After a time, I set up to take some photos of his studio, and he watches me. “Do you use color film?” Roark asks, suddenly. I tell him no, black and white.
“Why?” he asks. “I like color.” I explain that I’m hoping I can get some more detailed images of his dark studio this way. He is bemused and speaks in a clipped voice. “Don’t know how that would work. I love color… Without color you’d go nuts. John Ruskin said that the most thoughtful person has the highest recall for color.”

By 2003, my interest regarding artistic failure had grown to a kind of small obsession. Looking back in retrospect, this seems attributable both to the natural progression of my career investigations at that time, as well as to the zeitgeist. The spring and summer of 2003 were a low period in many creative people’s lives, and the arts and artists in Minnesota and elsewhere were suffering with more intensity than usual. The Minnesota State Arts Board—one of the oldest and most traditionally vaunted such agencies in the United States—in 2003, at the prodding of the governor’s office, had had its funding unceremoniously cut by between 33 and 60 percent (depending on which budget line you were looking at). At the same time, two of the three main arts-supporting foundations in the area, facing acute endowment shrinkage and resulting budget problems, curtailed and cut support for artists and organizations and postponed several new initiatives that many people had anticipated. By quick and unofficial estimation, the overall charitable and governmental support of arts in 2004 was reduced in Minnesota by about 40-50 percent. It should come as no surprise, then, that several notable local arts organizations—such as Minnesota Film Arts, the Minnesota Craft Council, the American National Ballet company (out of Duluth) and Ballet Arts Minnesota (out of Minneapolis)—as well as a wide swath of the local gallery scene saw the first signs in 2004 of struggles that would lead them to the edge of insolvency and beyond. Few small to medium-sized arts organizations have thrived in Minnesota since 2003, and overall wages for arts workers have declined along with programs and offerings.

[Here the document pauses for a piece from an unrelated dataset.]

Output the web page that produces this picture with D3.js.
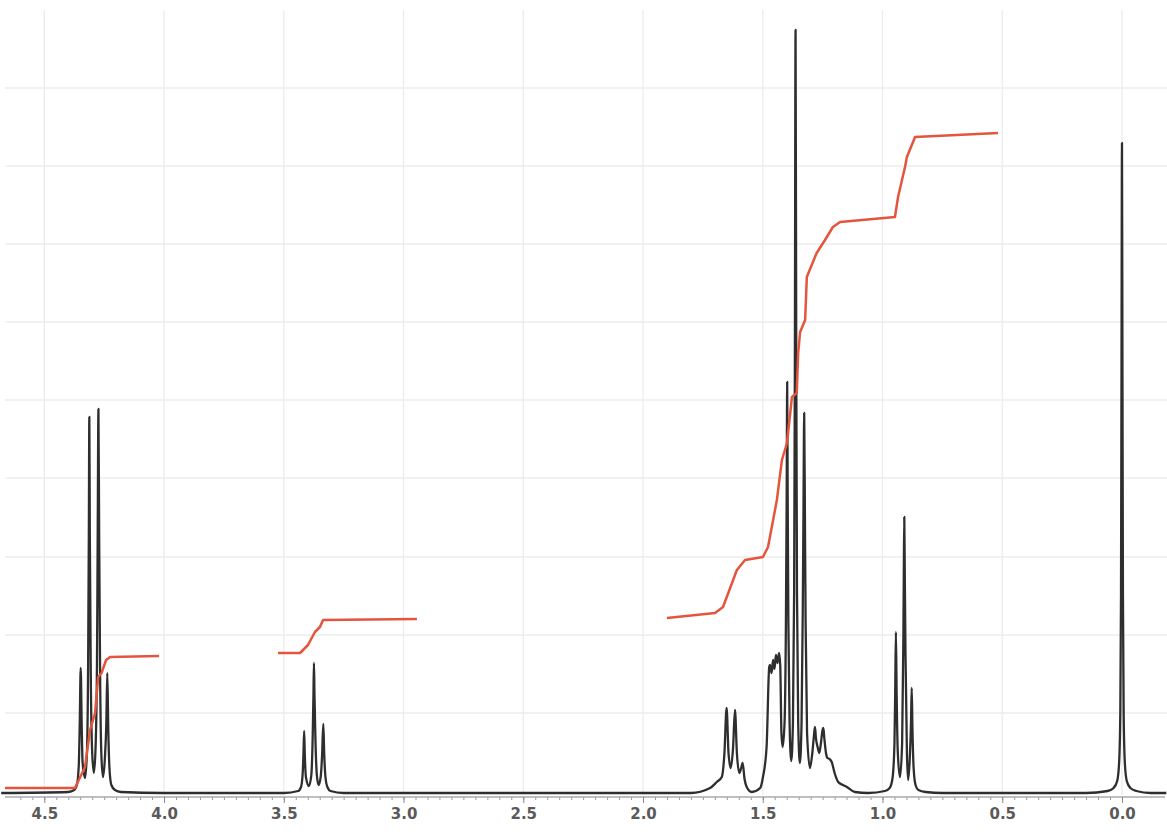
<!DOCTYPE html>
<html>
<head>
<meta charset="utf-8">
<script src="https://cdn.jsdelivr.net/npm/d3@7"></script>
<style>
  body { margin: 0; background: #fff; }
  svg { display: block; }
</style>
</head>
<body>
<svg id="nmr" width="1167" height="837"></svg>
<script>
// 1H NMR spectrum: [ppm, intensity]
const baseLeft = [[4.68, 0], [4.40, 1], [4.375, 3]];
const quartet = [
  [4.364, 8], [4.356, 28], [4.352, 70], [4.348, 125], [4.344, 70], [4.340, 30], [4.330, 15],
  [4.322, 40], [4.317, 130], [4.314, 260], [4.312, 376], [4.310, 260], [4.306, 120], [4.300, 40],
  [4.293, 20], [4.286, 45], [4.280, 130], [4.277, 260], [4.274, 384], [4.271, 260], [4.267, 120],
  [4.262, 40], [4.255, 16], [4.247, 35], [4.241, 70], [4.237, 120], [4.233, 65], [4.228, 25],
  [4.220, 8], [4.205, 3], [4.18, 1], [4.0, 0]
];
const triplet34 = [
  [3.50, 0], [3.44, 2], [3.428, 6], [3.421, 20], [3.418, 38], [3.415, 62], [3.412, 36], [3.407, 15],
  [3.395, 7], [3.385, 18], [3.379, 60], [3.376, 100], [3.374, 130], [3.372, 100], [3.368, 55],
  [3.362, 18], [3.355, 8], [3.346, 16], [3.340, 38], [3.335, 69], [3.331, 38], [3.326, 16],
  [3.318, 6], [3.305, 2], [3.25, 0]
];
const multiplet14 = [
  [1.80, 0], [1.720, 5], [1.692, 11], [1.671, 16], [1.660, 40], [1.651, 85], [1.643, 40], [1.634, 25],
  [1.624, 45], [1.616, 83], [1.608, 40], [1.598, 20], [1.589, 26], [1.584, 30], [1.576, 14],
  [1.567, 6], [1.546, 1], [1.511, 5], [1.499, 16], [1.484, 46], [1.473, 126], [1.470, 128],
  [1.463, 120], [1.457, 133], [1.451, 124], [1.445, 138], [1.438, 130], [1.432, 140], [1.427, 128],
  [1.422, 60], [1.417, 46], [1.409, 70], [1.403, 180], [1.400, 300], [1.398, 411], [1.396, 300],
  [1.393, 170], [1.388, 70], [1.381, 32], [1.374, 70], [1.369, 200], [1.366, 420], [1.363, 763],
  [1.360, 420], [1.357, 200], [1.352, 70], [1.345, 30], [1.338, 70], [1.333, 180], [1.330, 280],
  [1.327, 380], [1.324, 280], [1.321, 170], [1.315, 60], [1.303, 25], [1.293, 40], [1.286, 58],
  [1.282, 66], [1.278, 55], [1.270, 45], [1.264, 40], [1.257, 50], [1.251, 62], [1.247, 65],
  [1.243, 55], [1.236, 40], [1.230, 35], [1.221, 34], [1.212, 31], [1.200, 20], [1.185, 11],
  [1.165, 8], [1.149, 6], [1.115, 1], [1.06, 0]
];
const triplet09 = [
  [0.99, 2], [0.97, 5], [0.958, 15], [0.950, 50], [0.947, 100], [0.944, 161], [0.941, 100],
  [0.936, 40], [0.927, 16], [0.918, 50], [0.913, 150], [0.911, 220], [0.909, 276], [0.907, 220],
  [0.904, 140], [0.898, 40], [0.893, 13], [0.886, 35], [0.881, 70], [0.878, 105], [0.875, 65],
  [0.870, 25], [0.862, 8], [0.85, 3], [0.82, 1], [0.75, 0]
];
const tms = [
  [0.15, 0], [0.06, 2], [0.035, 5], [0.02, 12], [0.012, 30], [0.007, 80], [0.004, 200], [0.002, 420],
  [0, 650], [-0.002, 420], [-0.004, 200], [-0.007, 80], [-0.012, 30], [-0.02, 12], [-0.035, 5],
  [-0.06, 2], [-0.12, 0], [-0.185, 0]
];

// integral traces: [ppm, cumulative height]
const integral1 = [[4.664, 5], [4.372, 5], [4.330, 26], [4.309, 63], [4.288, 80], [4.275, 116],
  [4.261, 120], [4.242, 133], [4.225, 136], [4.021, 137]];
const integral2 = [[3.524, 140], [3.432, 140], [3.399, 148], [3.370, 161], [3.349, 166],
  [3.336, 173], [2.944, 174]];
const integral3 = [[1.900, 175], [1.699, 180], [1.666, 186], [1.608, 223], [1.574, 233],
  [1.499, 236], [1.478, 246], [1.441, 293], [1.420, 333], [1.399, 350], [1.378, 396],
  [1.358, 400], [1.352, 440], [1.344, 461], [1.323, 473], [1.316, 516], [1.275, 540],
  [1.240, 553], [1.207, 566], [1.177, 571], [0.948, 576], [0.935, 596], [0.906, 626],
  [0.898, 636], [0.864, 656], [0.518, 660]];

const majorTicks = [4.5, 4.0, 3.5, 3.0, 2.5, 2.0, 1.5, 1.0, 0.5, 0.0];
const gridLevels = [80, 158, 236, 315, 393, 471, 549, 627, 705];

const svg = d3.select("#nmr");
const x = d3.scaleLinear().domain([4.685, -0.188]).range([0, 1167]);
const y = d3.scaleLinear().domain([0, 780]).range([793, 13]);

// faint background grid
const grid = svg.append("g").attr("stroke", "#ececec").attr("stroke-width", 1.3);
grid.selectAll("line.v").data(majorTicks).enter().append("line")
  .attr("x1", d => x(d)).attr("x2", d => x(d))
  .attr("y1", 10).attr("y2", 795);
grid.selectAll("line.h").data(gridLevels).enter().append("line")
  .attr("x1", 5).attr("x2", 1167)
  .attr("y1", d => y(d)).attr("y2", d => y(d));

// axis: minor ticks every 0.05 ppm, labelled majors every 0.5
const minorTicks = d3.range(0, 93).map(i => +(4.6 - i * 0.05).toFixed(2));
const axisY = 797;
svg.append("g")
  .attr("transform", `translate(0,${axisY})`)
  .call(d3.axisBottom(x).tickValues(minorTicks).tickSize(3).tickFormat(""))
  .call(g => g.select(".domain").remove())
  .call(g => g.selectAll("line").attr("stroke", "#999"));
const ax = svg.append("g")
  .attr("transform", `translate(0,${axisY})`)
  .call(d3.axisBottom(x).tickValues(majorTicks).tickSize(6).tickPadding(5)
    .tickFormat(d3.format(".1f")));
ax.select(".domain").attr("stroke", "#aaa").attr("stroke-width", 1.5)
  .attr("d", `M5,0H1165`);
ax.selectAll("line").attr("stroke", "#888");
ax.selectAll("text")
  .attr("fill", "#5a5a5a")
  .style("font-family", "'DejaVu Sans', sans-serif")
  .style("font-size", "15px")
  .style("font-weight", "bold");

// spectrum
const spectrum = [].concat(baseLeft, quartet, triplet34, multiplet14, triplet09, tms);
const line = d3.line()
  .x(d => x(d[0]))
  .y(d => y(d[1]))
  .curve(d3.curveMonotoneX);
svg.append("path")
  .datum(spectrum)
  .attr("fill", "none")
  .attr("stroke", "#2e2e2e")
  .attr("stroke-width", 2.3)
  .attr("stroke-linejoin", "round")
  .attr("d", line);

// integrals
const integLine = d3.line().x(d => x(d[0])).y(d => y(d[1]));
svg.append("g").selectAll("path")
  .data([integral1, integral2, integral3])
  .enter().append("path")
  .attr("fill", "none")
  .attr("stroke", "#e5553d")
  .attr("stroke-width", 2.5)
  .attr("stroke-linejoin", "round")
  .attr("d", integLine);
</script>
</body>
</html>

Beyond the wider systemic struggles for the arts in Minnesota and elsewhere, in 2003 everything I knew and was comfortable with—my twelve-year-old marriage, my six-year-old art critic gig with City Pages, my previously sane and safe country—was also failing. My falling out with City Pages occurred in November of that year, when my arts editor decided, after six years of collaboration and nearly 60 stories on art, the paper didn’t need my writing any longer. City Pages had been facing ever more pressure to find advertisers and needed the space for more and more buzz-creating sensationalism, and I refused to participate in this trend. “We’ve done a lot of great stories,” the editor told me over the phone, “things that I’m really proud of. But sometimes editors and writers just have to end their association. It just happens.”

Nothing was right in 2003. I can think of no better explanation than this as to why I suddenly refocused my writerly investigations to quest after answers regarding artistic failure. In the two years following the summer of 2003 I wrote four essays on what I was calling the “doomed artist,” and I wrote three profiles of such artists in Los Angeles, Atlanta, and New York. I applied for, and received, a grant from the Jerome Foundation to visit and write about such artists in Atlanta, Colorado, and Pittsburgh. In all the spare time I could muster outside my day job, I was eating, breathing, and sweating artistic failure.

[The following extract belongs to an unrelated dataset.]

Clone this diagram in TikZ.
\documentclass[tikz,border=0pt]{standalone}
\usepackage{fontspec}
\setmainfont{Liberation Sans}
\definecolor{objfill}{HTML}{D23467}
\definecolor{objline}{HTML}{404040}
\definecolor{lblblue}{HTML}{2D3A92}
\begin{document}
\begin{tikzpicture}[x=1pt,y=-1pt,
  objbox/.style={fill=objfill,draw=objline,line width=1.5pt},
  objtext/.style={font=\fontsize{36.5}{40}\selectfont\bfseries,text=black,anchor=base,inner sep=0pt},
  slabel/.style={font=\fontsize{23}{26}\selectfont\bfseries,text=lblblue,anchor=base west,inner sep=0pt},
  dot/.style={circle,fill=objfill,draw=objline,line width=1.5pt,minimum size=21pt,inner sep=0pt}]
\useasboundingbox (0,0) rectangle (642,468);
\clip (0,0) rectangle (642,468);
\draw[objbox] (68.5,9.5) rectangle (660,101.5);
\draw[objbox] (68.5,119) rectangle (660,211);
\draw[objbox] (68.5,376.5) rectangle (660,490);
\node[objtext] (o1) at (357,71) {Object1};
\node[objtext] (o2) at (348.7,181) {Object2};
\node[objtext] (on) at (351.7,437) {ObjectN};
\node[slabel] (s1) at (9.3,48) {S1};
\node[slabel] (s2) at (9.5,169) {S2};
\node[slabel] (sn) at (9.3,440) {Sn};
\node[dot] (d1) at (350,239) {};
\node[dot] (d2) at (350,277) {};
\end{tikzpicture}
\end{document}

This was not a particularly easy quest to sustain. One problem artists who talk about the struggles of their lives do not make terribly reliable witnesses. Artists, like most people, see the world through their own slanted point of view, and they often cast aspersions on anyone who seems not to be on their side. While I spent as much time as I could recording the details of these artists’ occasionally squalid existences and I poked around the fringes like a good journalist to find corroborating evidence supporting the hypothesized doom, questions continued to nag at me about how statistically real was this notion of artistic failure. I researched and found, as it happens, it is extremely difficult—due to the large and diverse numbers of artists in the country, the particular difficulties in tracking them, the wide variety of artistic disciplines and their independent economies, and so on—to quantify the economy of artists in any given era. Census data, for instance, is unreliable in delineating the different kinds of working artists, and all sorts of artists—from graphic designers and architects to workaday sculptors and professional macramé-ists—get lumped together in one statistical category.

By the spring of 2005, after two years of research and story writing, I had seen glimpses of the truth, but nothing more. I had no idea precisely how many artists actually do fail and how such numbers compare to, say, the numbers of artists who make a success of their careers. I had no clue whether the times are worse for artists today, or if times are simply as they always were.

This meant a conundrum: I could listen indefinitely to the stories of artists and write endless stories on the subject—gaining a rather sour reputation for myself and getting no closer to the empirical truth—or I could do some hard work to dig further. I took the latter course, swallowing my concerns about money and the advancing age of my intellect to enter, in the spring of 2005, a quick mid-career one-year program in arts administration at the H. John Heinz III School of Public Policy and Management at Carnegie Mellon University in Pittsburgh. Here, among other activities, I spawned and incubated a four-month group research project called Essential Services for Aging Artists (ESAA) that made use of data from focus-group discussions of artists in New York, Los Angeles, and Pittsburgh and a survey of more than 1,300 artists currently working nation-wide to produce, in the spring of 2006, a full 180-page report on the subject of aging artists. The goals of the report were to gain a clearer understanding of the problems and needs that visual artists face as they age, to research and list services that currently exist to address these needs, to pinpoint needs still unaddressed, and to make recommendations for addressing these needs. In other words, it was a study of artistic failure and a primer on what was best to do about it.